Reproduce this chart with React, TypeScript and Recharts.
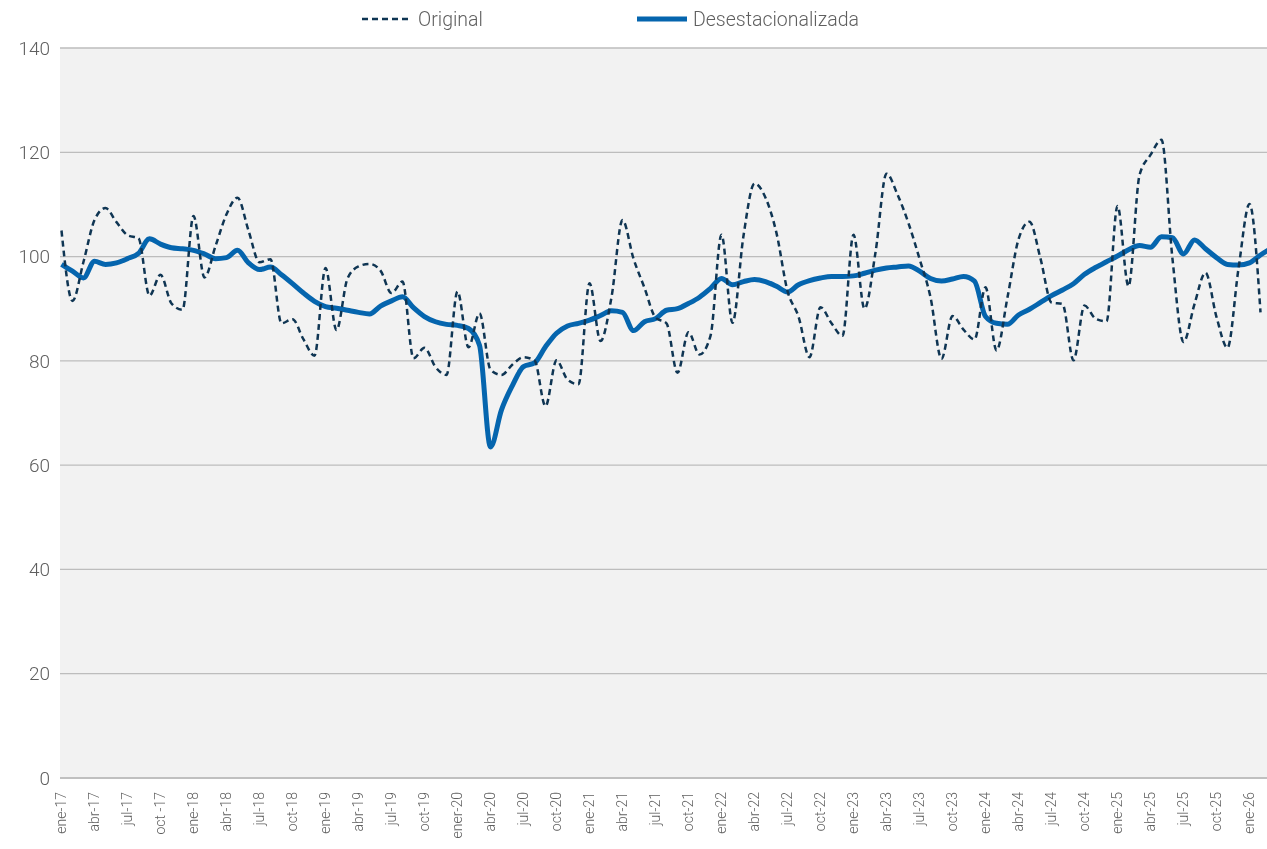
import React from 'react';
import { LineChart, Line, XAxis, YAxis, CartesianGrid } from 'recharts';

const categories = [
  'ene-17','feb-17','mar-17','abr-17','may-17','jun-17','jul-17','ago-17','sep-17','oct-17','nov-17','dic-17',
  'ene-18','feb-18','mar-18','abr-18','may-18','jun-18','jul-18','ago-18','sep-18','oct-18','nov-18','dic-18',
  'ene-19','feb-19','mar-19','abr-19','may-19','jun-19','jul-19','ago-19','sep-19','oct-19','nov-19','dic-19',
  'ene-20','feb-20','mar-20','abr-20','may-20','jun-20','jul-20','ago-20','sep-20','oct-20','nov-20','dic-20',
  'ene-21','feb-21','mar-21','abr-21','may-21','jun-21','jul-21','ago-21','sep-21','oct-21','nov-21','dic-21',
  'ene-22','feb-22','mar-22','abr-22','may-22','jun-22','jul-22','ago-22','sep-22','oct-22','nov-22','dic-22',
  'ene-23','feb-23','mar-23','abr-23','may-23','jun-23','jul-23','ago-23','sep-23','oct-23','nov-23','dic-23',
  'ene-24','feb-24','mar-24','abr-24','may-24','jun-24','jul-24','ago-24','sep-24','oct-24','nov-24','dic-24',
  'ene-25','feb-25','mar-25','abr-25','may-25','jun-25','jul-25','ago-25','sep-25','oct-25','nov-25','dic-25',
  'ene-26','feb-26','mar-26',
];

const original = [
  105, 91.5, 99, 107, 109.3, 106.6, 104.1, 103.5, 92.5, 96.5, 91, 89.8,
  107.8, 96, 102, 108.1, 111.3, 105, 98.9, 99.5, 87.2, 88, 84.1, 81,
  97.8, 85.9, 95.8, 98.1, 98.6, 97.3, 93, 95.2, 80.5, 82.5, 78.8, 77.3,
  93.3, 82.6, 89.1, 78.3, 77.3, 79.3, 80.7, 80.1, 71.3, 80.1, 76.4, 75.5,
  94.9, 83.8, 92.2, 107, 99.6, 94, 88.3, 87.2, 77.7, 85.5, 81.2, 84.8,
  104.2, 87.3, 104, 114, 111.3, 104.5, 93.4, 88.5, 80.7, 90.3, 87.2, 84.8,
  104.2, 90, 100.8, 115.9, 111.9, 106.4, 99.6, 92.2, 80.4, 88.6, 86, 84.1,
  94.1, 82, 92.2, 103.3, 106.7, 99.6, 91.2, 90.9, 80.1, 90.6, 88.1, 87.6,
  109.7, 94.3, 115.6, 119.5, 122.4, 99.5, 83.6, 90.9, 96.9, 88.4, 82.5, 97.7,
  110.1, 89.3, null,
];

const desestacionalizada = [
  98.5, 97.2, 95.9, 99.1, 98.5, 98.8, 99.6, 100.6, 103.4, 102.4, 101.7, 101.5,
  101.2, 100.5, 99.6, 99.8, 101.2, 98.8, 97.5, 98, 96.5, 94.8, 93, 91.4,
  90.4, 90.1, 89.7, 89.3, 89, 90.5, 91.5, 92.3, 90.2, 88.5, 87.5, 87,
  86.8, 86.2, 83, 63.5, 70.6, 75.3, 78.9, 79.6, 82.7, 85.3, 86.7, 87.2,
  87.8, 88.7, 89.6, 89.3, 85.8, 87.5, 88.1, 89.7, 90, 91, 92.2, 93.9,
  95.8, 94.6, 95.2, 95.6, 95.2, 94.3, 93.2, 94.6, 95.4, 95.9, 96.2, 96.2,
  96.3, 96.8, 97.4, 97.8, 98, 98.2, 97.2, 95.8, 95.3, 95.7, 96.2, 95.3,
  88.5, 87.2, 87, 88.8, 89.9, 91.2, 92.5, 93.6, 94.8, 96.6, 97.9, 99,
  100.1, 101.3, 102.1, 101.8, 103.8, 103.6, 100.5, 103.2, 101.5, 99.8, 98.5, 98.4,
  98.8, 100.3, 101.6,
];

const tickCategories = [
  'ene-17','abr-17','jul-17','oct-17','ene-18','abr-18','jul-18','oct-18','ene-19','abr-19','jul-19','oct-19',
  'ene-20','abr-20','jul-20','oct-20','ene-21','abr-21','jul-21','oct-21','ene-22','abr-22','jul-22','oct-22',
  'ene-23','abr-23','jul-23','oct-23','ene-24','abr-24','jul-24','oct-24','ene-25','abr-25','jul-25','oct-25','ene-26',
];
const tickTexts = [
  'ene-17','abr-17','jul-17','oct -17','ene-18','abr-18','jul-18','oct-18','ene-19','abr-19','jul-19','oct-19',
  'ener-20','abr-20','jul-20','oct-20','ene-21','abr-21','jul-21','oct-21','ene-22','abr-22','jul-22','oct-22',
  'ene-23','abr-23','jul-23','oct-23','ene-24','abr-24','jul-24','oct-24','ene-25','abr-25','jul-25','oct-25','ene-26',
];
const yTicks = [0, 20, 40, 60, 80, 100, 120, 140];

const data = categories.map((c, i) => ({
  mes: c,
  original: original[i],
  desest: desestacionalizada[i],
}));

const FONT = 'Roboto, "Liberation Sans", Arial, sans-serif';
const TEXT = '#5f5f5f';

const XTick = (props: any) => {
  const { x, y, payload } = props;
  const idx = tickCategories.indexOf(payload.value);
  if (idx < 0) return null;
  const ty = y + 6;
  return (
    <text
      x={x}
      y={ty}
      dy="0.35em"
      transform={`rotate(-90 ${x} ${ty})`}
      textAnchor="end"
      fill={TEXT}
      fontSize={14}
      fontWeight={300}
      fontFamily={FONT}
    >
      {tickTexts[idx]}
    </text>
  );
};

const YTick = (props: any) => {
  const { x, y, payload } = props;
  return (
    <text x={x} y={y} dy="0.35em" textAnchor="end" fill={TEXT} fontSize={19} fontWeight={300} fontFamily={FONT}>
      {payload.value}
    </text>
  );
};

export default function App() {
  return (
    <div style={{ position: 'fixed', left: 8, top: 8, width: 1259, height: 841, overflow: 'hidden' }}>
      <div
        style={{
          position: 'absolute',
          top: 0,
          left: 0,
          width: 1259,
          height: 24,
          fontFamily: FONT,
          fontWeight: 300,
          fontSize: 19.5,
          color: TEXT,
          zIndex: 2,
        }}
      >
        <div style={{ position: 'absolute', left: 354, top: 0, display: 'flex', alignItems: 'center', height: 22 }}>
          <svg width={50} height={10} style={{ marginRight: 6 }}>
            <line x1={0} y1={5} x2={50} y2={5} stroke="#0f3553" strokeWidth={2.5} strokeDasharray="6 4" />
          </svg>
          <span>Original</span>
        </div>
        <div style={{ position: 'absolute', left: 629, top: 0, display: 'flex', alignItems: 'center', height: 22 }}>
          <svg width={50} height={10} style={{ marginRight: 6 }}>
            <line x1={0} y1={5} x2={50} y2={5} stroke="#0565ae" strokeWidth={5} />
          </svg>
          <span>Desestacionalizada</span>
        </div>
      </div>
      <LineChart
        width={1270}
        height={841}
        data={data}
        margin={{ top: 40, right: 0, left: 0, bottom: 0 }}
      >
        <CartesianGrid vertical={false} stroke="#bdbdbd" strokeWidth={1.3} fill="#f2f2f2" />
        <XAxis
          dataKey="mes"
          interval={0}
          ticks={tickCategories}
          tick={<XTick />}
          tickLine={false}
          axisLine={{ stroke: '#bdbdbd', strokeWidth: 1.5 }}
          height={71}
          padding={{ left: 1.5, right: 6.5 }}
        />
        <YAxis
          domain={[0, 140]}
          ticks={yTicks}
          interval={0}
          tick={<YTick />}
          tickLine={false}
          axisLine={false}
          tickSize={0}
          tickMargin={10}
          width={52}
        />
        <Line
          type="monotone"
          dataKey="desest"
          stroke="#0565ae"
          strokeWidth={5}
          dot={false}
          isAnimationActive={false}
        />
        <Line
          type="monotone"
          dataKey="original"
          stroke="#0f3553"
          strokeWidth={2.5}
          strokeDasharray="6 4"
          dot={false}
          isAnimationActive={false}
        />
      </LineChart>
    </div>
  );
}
********************
_Written problem_.
Leave out any pictures, please, and quote only the lines from the top of the data through the line that contains "XAxis, YAxis, CartesianGrid".

_Worked answer_.
Reproduce this chart with React, TypeScript and Recharts.
import React from 'react';
import { LineChart, Line, XAxis, YAxis, CartesianGrid } from 'recharts';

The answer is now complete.